Se non è fatta in qualità di pubblico ufficiale, la “spintarella” non diventa abuso d’ufficio: resta una semplice accorata richiesta, a cui si può anche non acconsentire
di Danila Sarno
La raccomandazione è una pratica all’ordine del giorno in Italia. La ragione è che si tratta di un meccanismo così ben funzionante, da non generare un’effettiva disapprovazione comune. Persino la Cassazione in passato ha più volte avallato questa usanza tutta italiana.

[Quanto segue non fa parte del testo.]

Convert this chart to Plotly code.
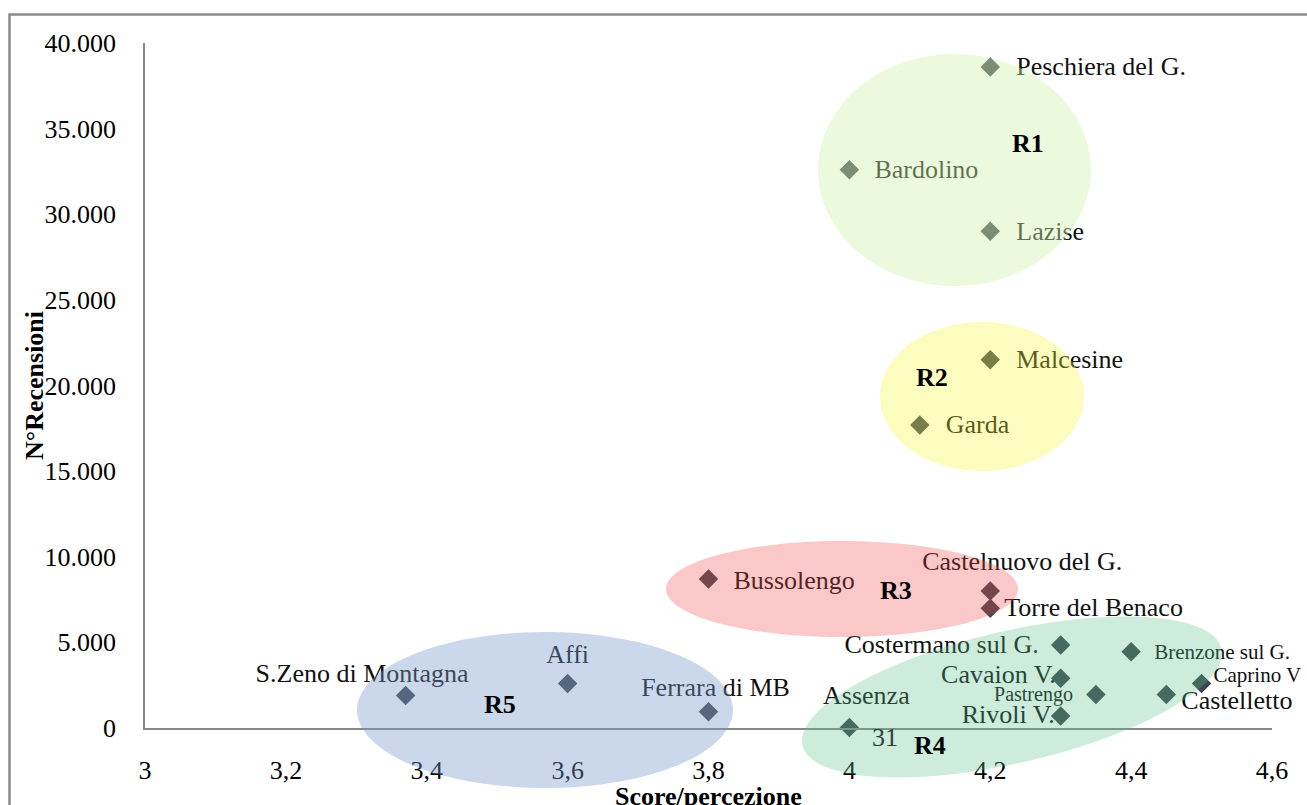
import numpy as np
import plotly.graph_objects as go

# ---- data: comuni, punteggio medio (score/percezione) e numero di recensioni
comuni = ["Peschiera del G.", "Bardolino", "Lazise", "Malcesine", "Garda",
          "Bussolengo", "Castelnuovo del G.", "Torre del Benaco",
          "Costermano sul G.", "Brenzone sul G.", "Cavaion V.", "Caprino V",
          "Pastrengo", "Castelletto", "Rivoli V.", "Assenza",
          "S.Zeno di Montagna", "Affi", "Ferrara di MB"]
score = [4.2, 4.0, 4.2, 4.2, 4.1,
         3.8, 4.2, 4.2,
         4.3, 4.4, 4.3, 4.5,
         4.35, 4.45, 4.3, 4.0,
         3.37, 3.6, 3.8]
recensioni = [38600, 32600, 29000, 21500, 17700,
              8700, 8000, 7000,
              4850, 4450, 2900, 2600,
              1950, 1950, 700, 31,
              1900, 2600, 950]

x_ticks = [3, 3.2, 3.4, 3.6, 3.8, 4, 4.2, 4.4, 4.6]
y_ticks = [0, 5000, 10000, 15000, 20000, 25000, 30000, 35000, 40000]

# ---- canvas geometry (pixels)
W, H = 1307, 805
ML, MR, MT, MB = 145, 35, 43, 77
PW, PH = W - ML - MR, H - MT - MB
X0, X1 = x_ticks[0], x_ticks[-1]
Y0, Y1 = y_ticks[0], y_ticks[-1]


def dpx(x):
    return ML + (x - X0) / (X1 - X0) * PW


def dpy(y):
    return MT + PH - (y - Y0) / (Y1 - Y0) * PH


def pdx(px):
    return X0 + (px - ML) / PW * (X1 - X0)


def pdy(py):
    return Y0 + (MT + PH - py) / PH * (Y1 - Y0)


def ppx(px):
    return (px - ML) / PW


def ppy(py):
    return (MT + PH - py) / PH


# label placement: pixel offset from the marker, anchor side, font size
label_style = {
    "Peschiera del G.": (26, 2, "middle right", 26),
    "Bardolino": (25, 2, "middle right", 26),
    "Lazise": (26, 2, "middle right", 26),
    "Malcesine": (26, 2, "middle right", 26),
    "Garda": (26, 2, "middle right", 26),
    "Bussolengo": (25, 3, "middle right", 26),
    "Castelnuovo del G.": (32, -28, "middle center", 26),
    "Torre del Benaco": (14, 1, "middle right", 26),
    "Costermano sul G.": (-22, 2, "middle left", 26),
    "Brenzone sul G.": (23, 2, "middle right", 21),
    "Cavaion V.": (-5, -2, "middle left", 26),
    "Caprino V": (12, -7, "middle right", 21),
    "Pastrengo": (-23, 1, "middle left", 20),
    "Castelletto": (15, 8, "middle right", 26),
    "Rivoli V.": (-6, 0, "middle left", 26),
    "Assenza": (17, -30, "middle center", 26),
    "S.Zeno di Montagna": (63, -20, "middle left", 26),
    "Affi": (0, -27, "middle center", 26),
    "Ferrara di MB": (7, -22, "middle center", 26),
}

SERIF = "Liberation Serif"
MARKER = "#3f464e"

fig = go.Figure()

fig.add_trace(go.Scatter(
    x=score, y=recensioni, mode="markers",
    marker=dict(symbol="diamond", size=15, color=MARKER, line=dict(width=0)),
    cliponaxis=False, hoverinfo="skip", showlegend=False,
))

lx, ly, lt, lp, ls = [], [], [], [], []
for name, sx, ry in zip(comuni, score, recensioni):
    dx, dy, pos, size = label_style[name]
    lx.append(pdx(dpx(sx) + dx))
    ly.append(pdy(dpy(ry) + dy))
    lt.append(name)
    lp.append(pos)
    ls.append(size)

fig.add_trace(go.Scatter(
    x=lx, y=ly, mode="text", text=lt, textposition=lp,
    textfont=dict(family=SERIF, size=ls, color="#111111"),
    cliponaxis=False, hoverinfo="skip", showlegend=False,
))

# value label for Assenza (sits below the axis, so it is placed on the paper)
ia = comuni.index("Assenza")
fig.add_annotation(
    x=ppx(dpx(score[ia]) + 36), y=ppy(dpy(recensioni[ia]) + 10),
    xref="paper", yref="paper", xanchor="center", yanchor="middle",
    text=f"{recensioni[ia]}", showarrow=False,
    font=dict(family=SERIF, size=26, color="#2c4338"),
)


# translucent cluster ellipses (pixel centre, semi-axes, tilt) drawn over the points
def ellipse_path(cx, cy, a, b, theta_deg=0.0, n=120):
    t = np.linspace(0, 2 * np.pi, n)
    th = np.radians(theta_deg)
    ex = cx + a * np.cos(t) * np.cos(th) - b * np.sin(t) * np.sin(th)
    ey = cy - (a * np.cos(t) * np.sin(th) + b * np.sin(t) * np.cos(th))
    pts = [f"{ppx(u):.5f},{ppy(v):.5f}" for u, v in zip(ex, ey)]
    return "M " + " L ".join(pts) + " Z"


clusters = [
    # (centre x, centre y, semi-axis a, semi-axis b, tilt, rgb, opacity)
    (954.5, 170, 136.5, 116, 0, "207,243,172", 0.42),
    (982, 396.5, 102, 74.5, 0, "245,245,52", 0.32),
    (842, 589, 176, 48, 0, "238,72,72", 0.30),
    (1012, 697, 215, 66, 13, "88,192,138", 0.30),
    (545, 710, 188, 78, 0, "122,155,204", 0.39),
]
for cx, cy, a, b, th, rgb, op in clusters:
    fig.add_shape(type="path", path=ellipse_path(cx, cy, a, b, th),
                  xref="paper", yref="paper", layer="above",
                  fillcolor=f"rgba({rgb},{op})", line=dict(width=0))

# region labels
regions = [("R1", 1028, 143), ("R2", 932, 377), ("R3", 896, 590),
           ("R4", 930, 745), ("R5", 500, 704)]
for txt, px, py in regions:
    fig.add_annotation(x=ppx(px), y=ppy(py), xref="paper", yref="paper",
                       xanchor="center", yanchor="middle", text=f"<b>{txt}</b>",
                       showarrow=False, font=dict(family=SERIF, size=26, color="#000000"))

# axis titles
fig.add_annotation(x=ppx(34), y=ppy(386), xref="paper", yref="paper",
                   xanchor="center", yanchor="middle",
                   text="<b>N°Recensioni</b>", textangle=-90, showarrow=False,
                   font=dict(family=SERIF, size=26, color="#000000"))
fig.add_annotation(x=ppx(708), y=ppy(796), xref="paper", yref="paper",
                   xanchor="center", yanchor="middle",
                   text="<b>Score/percezione</b>", showarrow=False,
                   font=dict(family=SERIF, size=26, color="#000000"))

# outer chart frame
fig.add_shape(type="rect", xref="paper", yref="paper", layer="below",
              x0=ppx(9.5), y0=ppy(830), x1=ppx(1330), y1=ppy(14.5),
              line=dict(color="#8a8a8a", width=2.5), fillcolor="rgba(0,0,0,0)")

fig.update_layout(
    width=W, height=H,
    margin=dict(l=ML, r=MR, t=MT, b=MB, pad=0),
    paper_bgcolor="white", plot_bgcolor="white",
    separators=",.",
    showlegend=False,
    font=dict(family=SERIF, size=26, color="#000000"),
)
fig.update_xaxes(
    range=[X0, X1], tickvals=x_ticks, showgrid=False, zeroline=False,
    showline=True, linecolor="#878787", linewidth=1.5,
    ticks="outside", ticklen=18, tickcolor="rgba(0,0,0,0)",
    tickfont=dict(family=SERIF, size=26, color="#000000"),
)
fig.update_yaxes(
    range=[Y0, Y1], tickvals=y_ticks, tickformat=",d", showgrid=False, zeroline=False,
    showline=True, linecolor="#878787", linewidth=1.5,
    ticks="outside", ticklen=22, tickcolor="rgba(0,0,0,0)",
    tickfont=dict(family=SERIF, size=26, color="#000000"),
)

fig.write_html("out.html")
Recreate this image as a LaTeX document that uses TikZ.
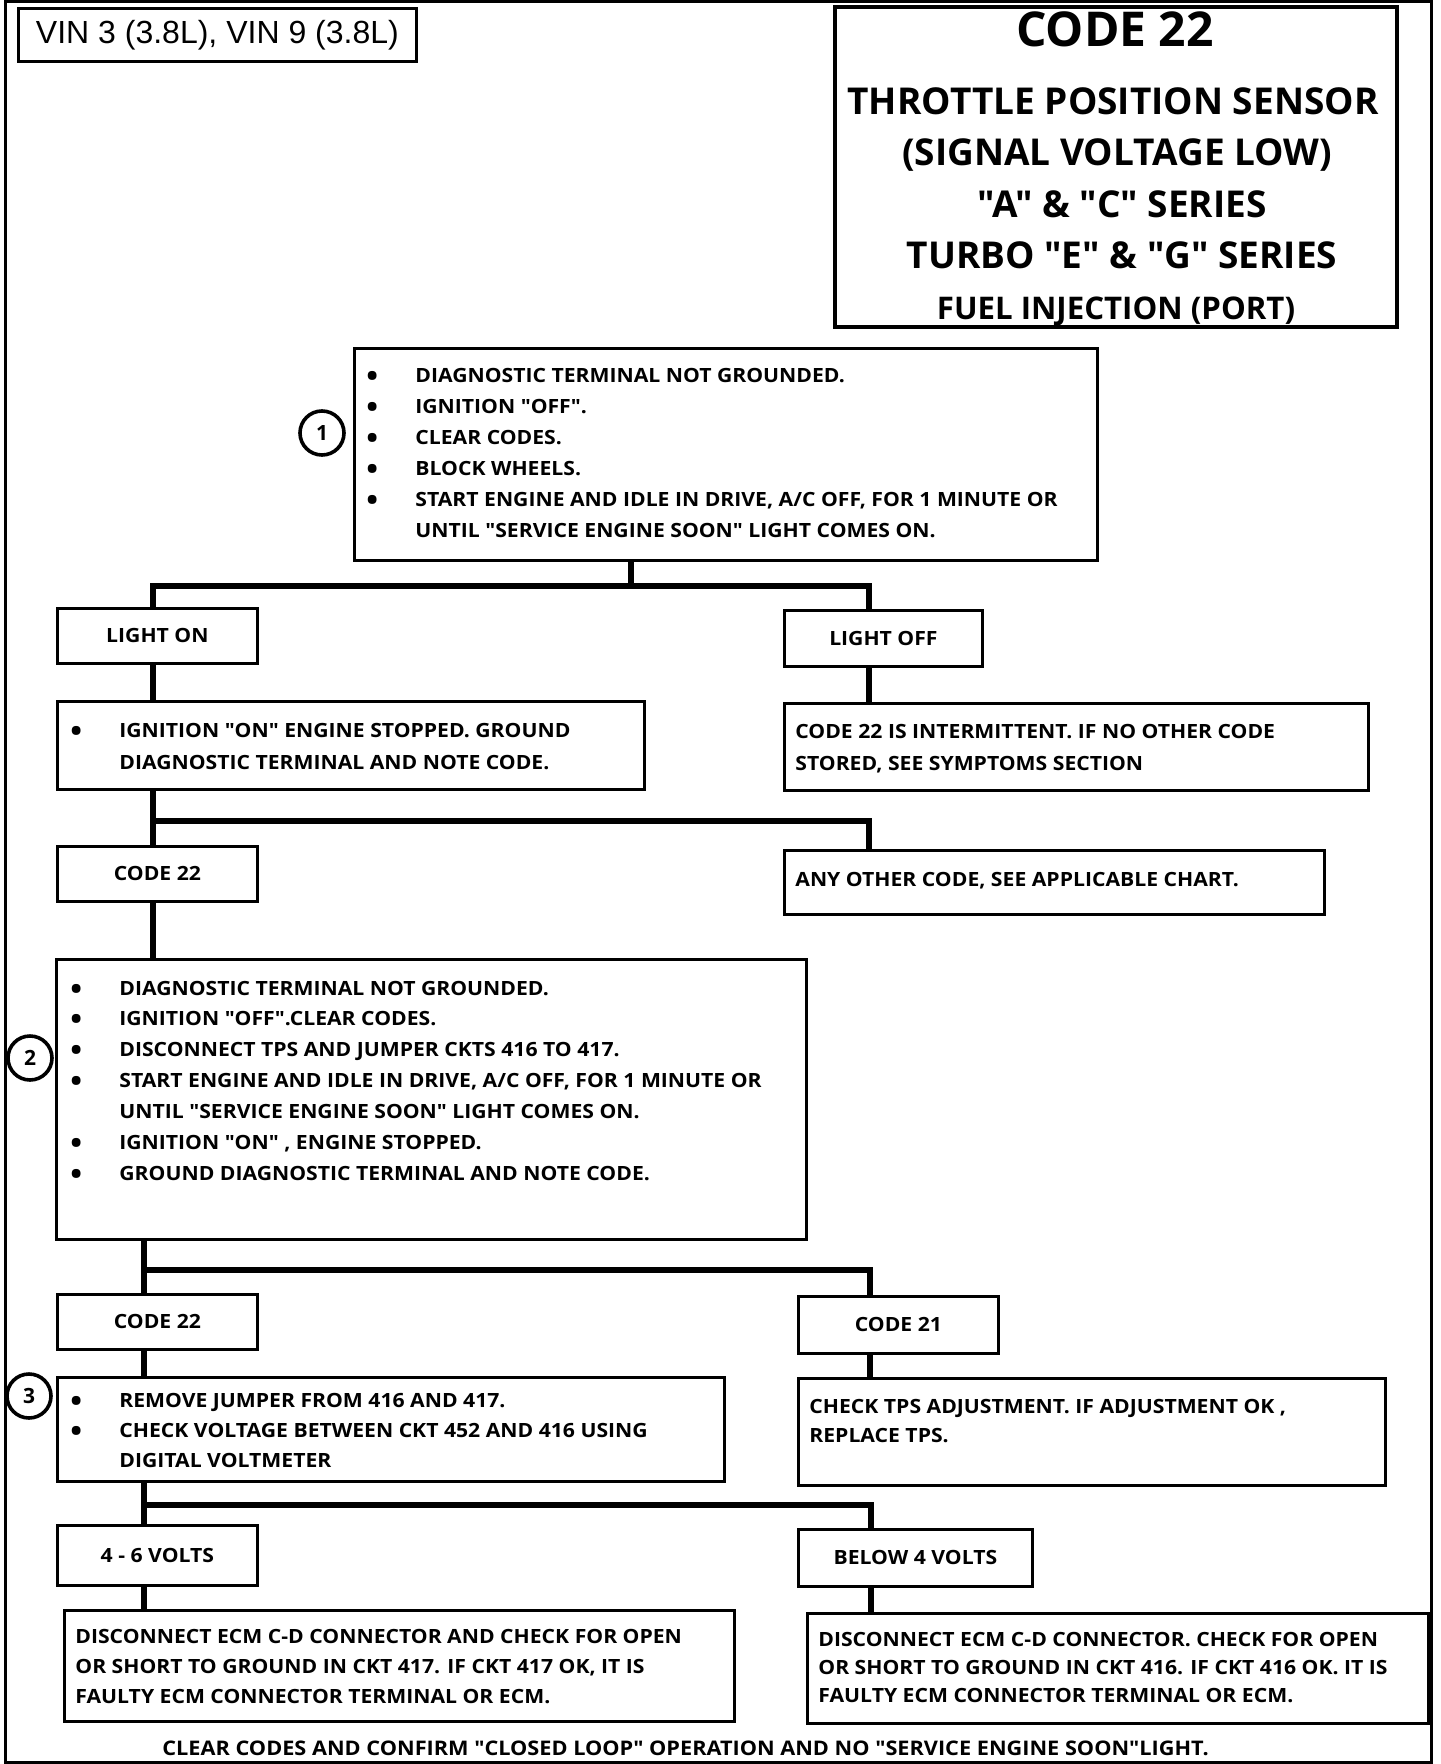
\documentclass[tikz,border=0pt]{standalone}
\usepackage{fontspec}
\setmainfont{Open Sans}
\newfontfamily\vinfont{Liberation Sans}
\newfontfamily\headfont{Open Sans}
\newfontfamily\chartfont[FakeStretch=1.08]{Open Sans}
\newcommand\boxfont{\chartfont\fontsize{9.8}{11}\selectfont\bfseries}
\newcommand\itembul{\makebox[24.5pt][l]{\raisebox{-2pt}{\fontsize{14.5}{14}\selectfont\textbullet}}}

\begin{document}
\begin{tikzpicture}[x=0.5pt,y=0.5pt,yscale=-1,
    box/.style 2 args={draw, line width=1.4pt, anchor=north west, inner sep=0pt,
      minimum width=#1*0.5pt, minimum height=#2*0.5pt},
    link/.style={line width=3pt},
    txt/.style={anchor=base west, inner sep=0pt, font=\boxfont},
    head/.style={anchor=base, inner sep=0pt, font=\headfont\fontsize{18.5}{22}\selectfont\bfseries},
    num/.style={draw, circle, line width=1.8pt, minimum size=22pt, inner sep=0pt,
      font=\fontsize{10.5}{11}\selectfont\bfseries}]
        \useasboundingbox (0,0) rectangle (1440,1764);
        %Shape: Frame
        \draw [line width=1.5pt] (5.5,1.5) rectangle (1431,1762);

        %Shape: Rectangle [VIN]
        \node [box={398}{53}, line width=1.4pt, font=\vinfont\fontsize{16}{19}\selectfont] (vin) at (17,7) {VIN 3 (3.8L), VIN 9 (3.8L)};
        %Shape: Rectangle [title]
        \node [box={562}{320}, line width=2pt] (head) at (833,5) {};
        % Text Node
        \node [head, font=\headfont\fontsize{24}{28}\selectfont\bfseries] (h0) at (1115,47) {CODE 22};
        % Text Node
        \node [head] (h1) at (1113,115) {THROTTLE POSITION SENSOR};
        % Text Node
        \node [head] (h2) at (1117,166) {(SIGNAL VOLTAGE LOW)};
        % Text Node
        \node [head] (h3) at (1122,218) {"A" \& "C" SERIES};
        % Text Node
        \node [head] (h4) at (1122,269) {TURBO "E" \& "G" SERIES};
        % Text Node
        \node [head, font=\headfont\fontsize{15.6}{20}\selectfont\bfseries] (h5) at (1116,320) {FUEL INJECTION (PORT)};

        %Shape: Rectangle [step 1]
        \node [box={743}{212}] (b1) at (353,347) {};
        \node [num] (n1) at (322,433) {1};
        % Text Node
        \node [txt] (b1a) at (366,383) {\itembul DIAGNOSTIC TERMINAL NOT GROUNDED.};
        \node [txt] (b1b) at (366,414) {\itembul IGNITION "OFF".};
        \node [txt] (b1c) at (366,445) {\itembul CLEAR CODES.};
        \node [txt] (b1d) at (366,476) {\itembul BLOCK WHEELS.};
        \node [txt] (b1e) at (366,507) {\itembul START ENGINE AND IDLE IN DRIVE, A/C OFF, FOR 1 MINUTE OR};
        \node [txt] (b1f) at (415,538) {UNTIL "SERVICE ENGINE SOON" LIGHT COMES ON.};

        %Shape: Rectangle [light on / off]
        \node [box={200}{55}, font=\boxfont] (lon) at (56,607) {LIGHT ON};
        \node [box={198}{56}, font=\boxfont] (loff) at (783,609) {LIGHT OFF};
        \node [box={587}{88}] (ign) at (56,700) {};
        % Text Node
        \node [txt] (igna) at (70,737) {\itembul IGNITION "ON" ENGINE STOPPED. GROUND};
        \node [txt] (ignb) at (119,769) {DIAGNOSTIC TERMINAL AND NOTE CODE.};
        \node [box={584}{87}] (int) at (783,702) {};
        % Text Node
        \node [txt] (inta) at (795,738) {CODE 22 IS INTERMITTENT. IF NO OTHER CODE};
        \node [txt] (intb) at (795,770) {STORED, SEE SYMPTOMS SECTION};

        %Shape: Rectangle [code 22 / other]
        \node [box={200}{55}, font=\boxfont] (c22a) at (56,845) {CODE 22};
        \node [box={540}{64}] (oth) at (783,849) {};
        % Text Node
        \node [txt] (otha) at (795,886) {ANY OTHER CODE, SEE APPLICABLE CHART.};

        %Shape: Rectangle [step 2]
        \node [box={750}{280}] (b2) at (55,958) {};
        \node [num] (n2) at (30,1058) {2};
        % Text Node
        \node [txt] (b2a) at (70,995) {\itembul DIAGNOSTIC TERMINAL NOT GROUNDED.};
        \node [txt] (b2b) at (70,1025) {\itembul IGNITION "OFF".CLEAR CODES.};
        \node [txt] (b2c) at (70,1056) {\itembul DISCONNECT TPS AND JUMPER CKTS 416 TO 417.};
        \node [txt] (b2d) at (70,1087) {\itembul START ENGINE AND IDLE IN DRIVE, A/C OFF, FOR 1 MINUTE OR};
        \node [txt] (b2e) at (119,1118) {UNTIL "SERVICE ENGINE SOON" LIGHT COMES ON.};
        \node [txt] (b2f) at (70,1149) {\itembul IGNITION "ON" , ENGINE STOPPED.};
        \node [txt] (b2g) at (70,1180) {\itembul GROUND DIAGNOSTIC TERMINAL AND NOTE CODE.};

        %Shape: Rectangle [code 22 / code 21]
        \node [box={200}{55}, font=\boxfont] (c22b) at (56,1293) {CODE 22};
        \node [box={200}{57}, font=\boxfont] (c21) at (797,1295) {CODE 21};

        %Shape: Rectangle [step 3]
        \node [box={667}{104}] (b3) at (56,1376) {};
        \node [num] (n3) at (29,1396) {3};
        % Text Node
        \node [txt] (b3a) at (70,1407) {\itembul REMOVE JUMPER FROM 416 AND 417.};
        \node [txt] (b3b) at (70,1437) {\itembul CHECK VOLTAGE BETWEEN CKT 452 AND 416 USING};
        \node [txt] (b3c) at (119,1467) {DIGITAL VOLTMETER};
        \node [box={587}{107}] (tps) at (797,1377) {};
        % Text Node
        \node [txt] (tpsa) at (809,1413) {CHECK TPS ADJUSTMENT. IF ADJUSTMENT OK ,};
        \node [txt] (tpsb) at (809,1442) {REPLACE TPS.};

        %Shape: Rectangle [volts]
        \node [box={200}{60}, font=\boxfont] (v46) at (56,1524) {4 - 6 VOLTS};
        \node [box={234}{57}, font=\boxfont] (vb4) at (797,1528) {BELOW 4 VOLTS};
        \node [box={670}{111}] (ecl) at (63,1609) {};
        % Text Node
        \node [txt] (ecla) at (75,1643) {DISCONNECT ECM C-D CONNECTOR AND CHECK FOR OPEN};
        \node [txt] (eclb) at (75,1673) {OR SHORT TO GROUND IN CKT 417. IF CKT 417 OK, IT IS};
        \node [txt] (eclc) at (75,1703) {FAULTY ECM CONNECTOR TERMINAL OR ECM.};
        \node [box={621}{110}] (ecr) at (806,1612) {};
        % Text Node
        \node [txt] (ecra) at (818,1646) {DISCONNECT ECM C-D CONNECTOR. CHECK FOR OPEN};
        \node [txt] (ecrb) at (818,1674) {OR SHORT TO GROUND IN CKT 416. IF CKT 416 OK. IT IS};
        \node [txt] (ecrc) at (818,1702) {FAULTY ECM CONNECTOR TERMINAL OR ECM.};

        % Text Node
        \node [txt, font=\chartfont\fontsize{10.05}{11}\selectfont\bfseries] (foot) at (162,1755) {CLEAR CODES AND CONFIRM "CLOSED LOOP" OPERATION AND NO "SERVICE ENGINE SOON"LIGHT.};

        %Straight Lines [branch 1]
        \coordinate (j1) at (631,586);
        \coordinate (l1) at (153,586);
        \coordinate (r1) at (869,586);
        \draw [link] (b1.south -| j1) -- (j1);
        \draw [link] (lon.north -| l1) -- (l1) -- (r1) -- (loff.north -| r1);
        \draw [link] (lon.south -| l1) -- (ign.north -| l1);
        \draw [link] (loff.south -| r1) -- (int.north -| r1);
        %Straight Lines [branch 2]
        \coordinate (l2) at (153,821);
        \coordinate (r2) at (869,821);
        \draw [link] (ign.south -| l2) -- (c22a.north -| l2);
        \draw [link] (l2) -- (r2) -- (oth.north -| r2);
        \draw [link] (c22a.south -| l2) -- (b2.north -| l2);
        %Straight Lines [branch 3]
        \coordinate (l3) at (144,1270);
        \coordinate (r3) at (870,1270);
        \draw [link] (b2.south -| l3) -- (c22b.north -| l3);
        \draw [link] (l3) -- (r3) -- (c21.north -| r3);
        \draw [link] (c22b.south -| l3) -- (b3.north -| l3);
        \draw [link] (c21.south -| r3) -- (tps.north -| r3);
        %Straight Lines [branch 4]
        \coordinate (l4) at (144,1505);
        \coordinate (r4) at (871,1505);
        \draw [link] (b3.south -| l4) -- (v46.north -| l4);
        \draw [link] (l4) -- (r4) -- (vb4.north -| r4);
        \draw [link] (v46.south -| l4) -- (ecl.north -| l4);
        \draw [link] (vb4.south -| r4) -- (ecr.north -| r4);
\end{tikzpicture}
\end{document}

Da ultimo, nel 2014, la Corte si è pronunciata sul ricorso proposto da un comandante dei Carabinieri, che aveva “segnalato” ad un assessore comunale la propria figlia, partecipante ad un concorso pubblico. Il militare dell’Arma era stato inchiodato da alcune intercettazioni ambientali, emerse durante le indagini che avevano coinvolto per abuso d’ufficio e falsità in atto pubblico anche la commissione del concorso, il presidente della stessa, l’assessore e il segretario comunale. Nonostante ciò, l’Ufficiale è riuscito a sfuggire alla condanna per abuso d’ufficio grazie alla prescrizione del reato. Ed è proprio contro questa decisione che il carabiniere ha proposto impugnazione, subito accolta dalla Suprema Corte in ragione del fatto che “in presenza di una causa estintiva del reato, il proscioglimento nel merito deve essere privilegiato quando dagli atti risulti, come nel caso in esame, la prova positiva dell’innocenza dell’imputato”. Infatti, a detta degli Ermellini, sarebbe insussistente l’abuso d’ufficio del Comandante in concorso con gli altri imputati perché “la raccomandazione è un atto che lascia il pubblico ufficiale libero di aderire o meno a un invito”. Essa di conseguenza non basta a prospettare un concorso morale, essendo pure necessari comportamenti positivi e coattivi che condizionino direttamente l’operato del soggetto attivo. Per di più nella sentenza si legge che, affinché si realizzi il suddetto delitto, è necessario “l’esercizio del potere per scopi diversi da quelli imposti dalla natura della funzione attribuita”: nel caso di specie la segnalazione è estranea alle tipiche mansioni svolte da un Comandante dei Carabinieri.
In conclusione, i giudici di legittimità hanno di fatto “legalizzato” una pratica eccessivamente diffusa nel nostro paese, che crea disuguaglianza, sfiducia nelle istituzioni, inefficienza produttiva e che, soprattutto, toglie molto a chi davvero merita.